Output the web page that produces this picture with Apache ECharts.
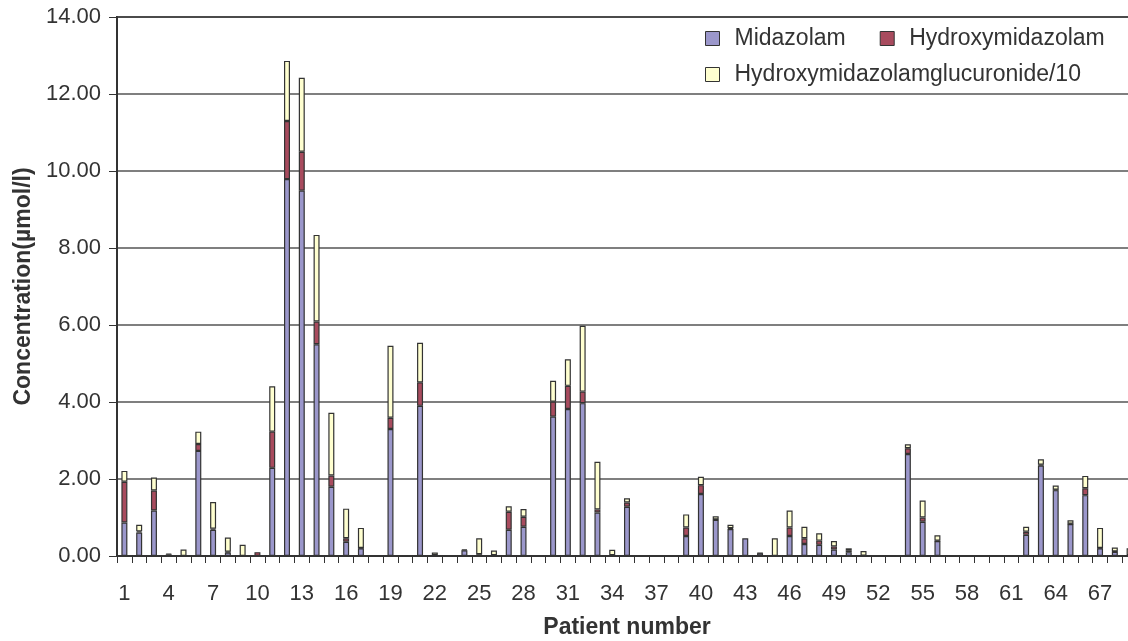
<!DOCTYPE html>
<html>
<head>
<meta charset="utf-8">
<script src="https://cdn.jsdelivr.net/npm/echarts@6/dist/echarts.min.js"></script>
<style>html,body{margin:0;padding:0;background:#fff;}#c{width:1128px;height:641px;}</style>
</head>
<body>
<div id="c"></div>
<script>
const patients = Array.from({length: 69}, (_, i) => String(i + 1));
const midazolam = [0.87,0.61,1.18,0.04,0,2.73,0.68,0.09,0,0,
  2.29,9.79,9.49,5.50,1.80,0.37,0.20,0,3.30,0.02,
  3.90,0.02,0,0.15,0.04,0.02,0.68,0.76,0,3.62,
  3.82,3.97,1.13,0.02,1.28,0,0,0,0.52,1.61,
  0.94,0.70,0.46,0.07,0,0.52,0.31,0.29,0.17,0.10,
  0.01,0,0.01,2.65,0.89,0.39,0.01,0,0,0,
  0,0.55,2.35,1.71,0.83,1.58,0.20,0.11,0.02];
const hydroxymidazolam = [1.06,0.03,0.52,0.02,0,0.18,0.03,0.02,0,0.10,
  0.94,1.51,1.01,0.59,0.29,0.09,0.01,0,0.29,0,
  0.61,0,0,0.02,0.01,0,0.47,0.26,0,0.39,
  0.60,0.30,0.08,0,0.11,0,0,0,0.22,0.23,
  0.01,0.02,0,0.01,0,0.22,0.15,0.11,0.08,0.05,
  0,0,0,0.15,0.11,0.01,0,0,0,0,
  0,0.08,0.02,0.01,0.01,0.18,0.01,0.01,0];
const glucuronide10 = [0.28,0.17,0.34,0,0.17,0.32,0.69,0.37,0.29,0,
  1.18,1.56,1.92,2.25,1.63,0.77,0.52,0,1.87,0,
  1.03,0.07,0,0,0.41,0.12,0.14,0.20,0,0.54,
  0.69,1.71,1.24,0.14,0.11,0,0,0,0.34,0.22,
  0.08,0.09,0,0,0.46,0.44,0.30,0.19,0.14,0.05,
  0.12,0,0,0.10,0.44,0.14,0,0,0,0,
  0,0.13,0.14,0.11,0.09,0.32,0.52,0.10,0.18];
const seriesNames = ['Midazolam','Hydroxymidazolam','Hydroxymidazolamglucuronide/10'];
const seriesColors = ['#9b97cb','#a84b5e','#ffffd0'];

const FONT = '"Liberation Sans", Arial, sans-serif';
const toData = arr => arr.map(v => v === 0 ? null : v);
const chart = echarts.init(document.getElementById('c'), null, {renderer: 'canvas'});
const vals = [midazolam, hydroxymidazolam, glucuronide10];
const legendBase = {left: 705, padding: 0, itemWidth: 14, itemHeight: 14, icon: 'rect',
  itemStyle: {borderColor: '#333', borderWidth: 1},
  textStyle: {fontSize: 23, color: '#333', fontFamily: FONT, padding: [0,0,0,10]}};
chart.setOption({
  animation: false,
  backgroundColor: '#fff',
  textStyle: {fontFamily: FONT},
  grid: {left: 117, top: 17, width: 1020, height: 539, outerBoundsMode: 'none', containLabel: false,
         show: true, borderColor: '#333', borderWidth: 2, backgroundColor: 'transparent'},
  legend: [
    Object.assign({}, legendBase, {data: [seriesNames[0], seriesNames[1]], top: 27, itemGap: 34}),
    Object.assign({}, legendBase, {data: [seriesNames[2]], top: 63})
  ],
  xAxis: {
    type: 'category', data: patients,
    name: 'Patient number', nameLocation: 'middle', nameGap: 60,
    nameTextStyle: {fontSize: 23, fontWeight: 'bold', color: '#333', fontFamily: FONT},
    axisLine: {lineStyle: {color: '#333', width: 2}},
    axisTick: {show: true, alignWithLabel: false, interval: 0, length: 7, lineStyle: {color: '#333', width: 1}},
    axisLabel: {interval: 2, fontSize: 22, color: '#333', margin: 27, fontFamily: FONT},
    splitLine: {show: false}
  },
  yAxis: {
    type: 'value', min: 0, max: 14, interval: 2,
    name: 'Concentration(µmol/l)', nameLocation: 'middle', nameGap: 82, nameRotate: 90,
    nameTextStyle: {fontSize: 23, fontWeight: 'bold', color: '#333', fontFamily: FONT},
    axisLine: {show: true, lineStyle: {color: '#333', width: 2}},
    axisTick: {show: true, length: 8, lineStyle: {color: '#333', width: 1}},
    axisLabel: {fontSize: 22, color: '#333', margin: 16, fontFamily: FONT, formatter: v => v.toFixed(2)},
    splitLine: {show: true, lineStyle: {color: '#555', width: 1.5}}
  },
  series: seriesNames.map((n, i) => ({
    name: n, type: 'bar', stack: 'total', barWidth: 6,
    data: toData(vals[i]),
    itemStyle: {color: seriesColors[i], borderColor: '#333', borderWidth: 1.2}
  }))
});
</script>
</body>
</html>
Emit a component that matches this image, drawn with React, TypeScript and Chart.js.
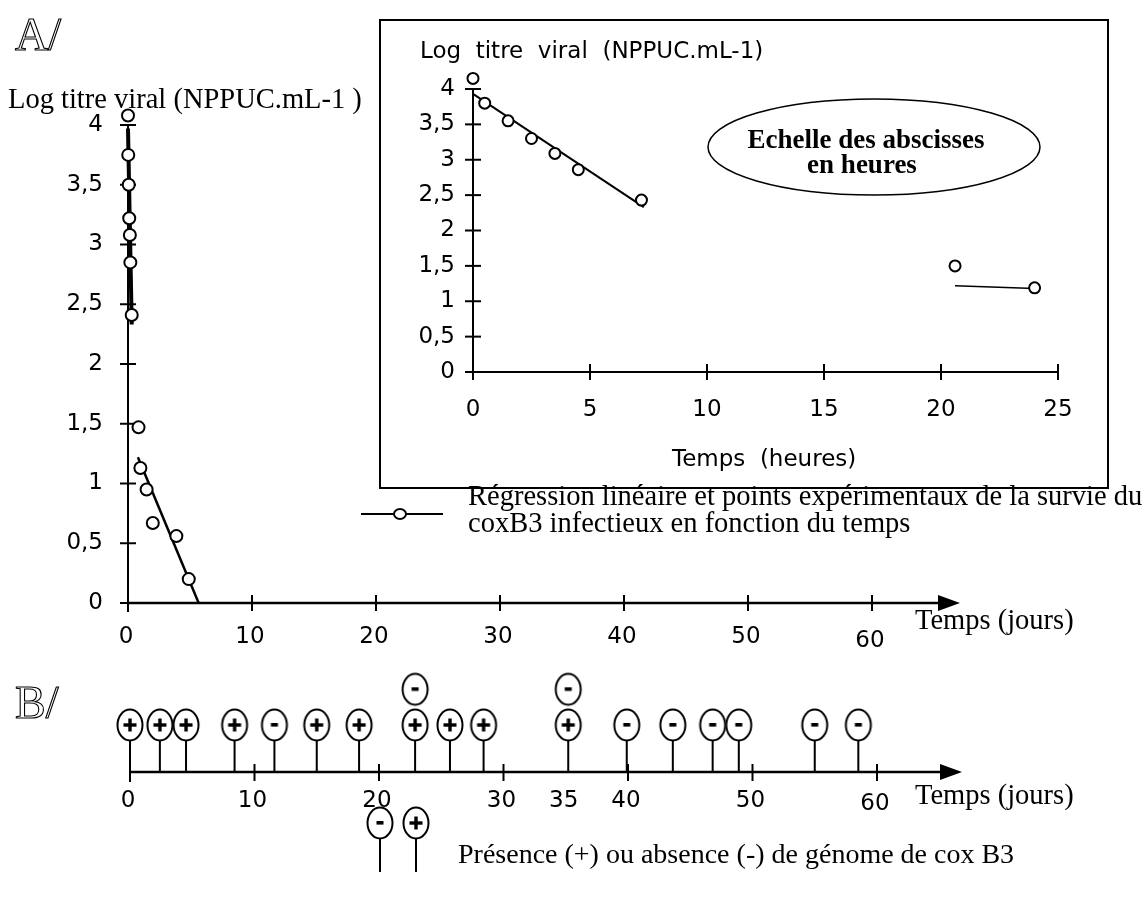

★ ★ ★ ★ ★

▶ [What is being asked]
Leave out every picture and copy the rest of the records exactly.

▶ [Result]
Output the web page that produces this picture with Apache ECharts.
<!DOCTYPE html>
<html>
<head>
<meta charset="utf-8">
<script src="https://cdn.jsdelivr.net/npm/echarts@6/dist/echarts.min.js"></script>
<style>html,body{margin:0;padding:0;background:#fff;}#c{width:1128px;height:641px;}</style>
</head>
<body>
<div id="c"></div>
<script>
const patients = Array.from({length: 69}, (_, i) => String(i + 1));
const midazolam = [0.87,0.61,1.18,0.04,0,2.73,0.68,0.09,0,0,
  2.29,9.79,9.49,5.50,1.80,0.37,0.20,0,3.30,0.02,
  3.90,0.02,0,0.15,0.04,0.02,0.68,0.76,0,3.62,
  3.82,3.97,1.13,0.02,1.28,0,0,0,0.52,1.61,
  0.94,0.70,0.46,0.07,0,0.52,0.31,0.29,0.17,0.10,
  0.01,0,0.01,2.65,0.89,0.39,0.01,0,0,0,
  0,0.55,2.35,1.71,0.83,1.58,0.20,0.11,0.02];
const hydroxymidazolam = [1.06,0.03,0.52,0.02,0,0.18,0.03,0.02,0,0.10,
  0.94,1.51,1.01,0.59,0.29,0.09,0.01,0,0.29,0,
  0.61,0,0,0.02,0.01,0,0.47,0.26,0,0.39,
  0.60,0.30,0.08,0,0.11,0,0,0,0.22,0.23,
  0.01,0.02,0,0.01,0,0.22,0.15,0.11,0.08,0.05,
  0,0,0,0.15,0.11,0.01,0,0,0,0,
  0,0.08,0.02,0.01,0.01,0.18,0.01,0.01,0];
const glucuronide10 = [0.28,0.17,0.34,0,0.17,0.32,0.69,0.37,0.29,0,
  1.18,1.56,1.92,2.25,1.63,0.77,0.52,0,1.87,0,
  1.03,0.07,0,0,0.41,0.12,0.14,0.20,0,0.54,
  0.69,1.71,1.24,0.14,0.11,0,0,0,0.34,0.22,
  0.08,0.09,0,0,0.46,0.44,0.30,0.19,0.14,0.05,
  0.12,0,0,0.10,0.44,0.14,0,0,0,0,
  0,0.13,0.14,0.11,0.09,0.32,0.52,0.10,0.18];
const seriesNames = ['Midazolam','Hydroxymidazolam','Hydroxymidazolamglucuronide/10'];
const seriesColors = ['#9b97cb','#a84b5e','#ffffd0'];

const FONT = '"Liberation Sans", Arial, sans-serif';
const toData = arr => arr.map(v => v === 0 ? null : v);
const chart = echarts.init(document.getElementById('c'), null, {renderer: 'canvas'});
const vals = [midazolam, hydroxymidazolam, glucuronide10];
const legendBase = {left: 705, padding: 0, itemWidth: 14, itemHeight: 14, icon: 'rect',
  itemStyle: {borderColor: '#333', borderWidth: 1},
  textStyle: {fontSize: 23, color: '#333', fontFamily: FONT, padding: [0,0,0,10]}};
chart.setOption({
  animation: false,
  backgroundColor: '#fff',
  textStyle: {fontFamily: FONT},
  grid: {left: 117, top: 17, width: 1020, height: 539, outerBoundsMode: 'none', containLabel: false,
         show: true, borderColor: '#333', borderWidth: 2, backgroundColor: 'transparent'},
  legend: [
    Object.assign({}, legendBase, {data: [seriesNames[0], seriesNames[1]], top: 27, itemGap: 34}),
    Object.assign({}, legendBase, {data: [seriesNames[2]], top: 63})
  ],
  xAxis: {
    type: 'category', data: patients,
    name: 'Patient number', nameLocation: 'middle', nameGap: 60,
    nameTextStyle: {fontSize: 23, fontWeight: 'bold', color: '#333', fontFamily: FONT},
    axisLine: {lineStyle: {color: '#333', width: 2}},
    axisTick: {show: true, alignWithLabel: false, interval: 0, length: 7, lineStyle: {color: '#333', width: 1}},
    axisLabel: {interval: 2, fontSize: 22, color: '#333', margin: 27, fontFamily: FONT},
    splitLine: {show: false}
  },
  yAxis: {
    type: 'value', min: 0, max: 14, interval: 2,
    name: 'Concentration(µmol/l)', nameLocation: 'middle', nameGap: 82, nameRotate: 90,
    nameTextStyle: {fontSize: 23, fontWeight: 'bold', color: '#333', fontFamily: FONT},
    axisLine: {show: true, lineStyle: {color: '#333', width: 2}},
    axisTick: {show: true, length: 8, lineStyle: {color: '#333', width: 1}},
    axisLabel: {fontSize: 22, color: '#333', margin: 16, fontFamily: FONT, formatter: v => v.toFixed(2)},
    splitLine: {show: true, lineStyle: {color: '#555', width: 1.5}}
  },
  series: seriesNames.map((n, i) => ({
    name: n, type: 'bar', stack: 'total', barWidth: 6,
    data: toData(vals[i]),
    itemStyle: {color: seriesColors[i], borderColor: '#333', borderWidth: 1.2}
  }))
});
</script>
</body>
</html>
Emit a component that matches this image, drawn with React, TypeScript and Chart.js.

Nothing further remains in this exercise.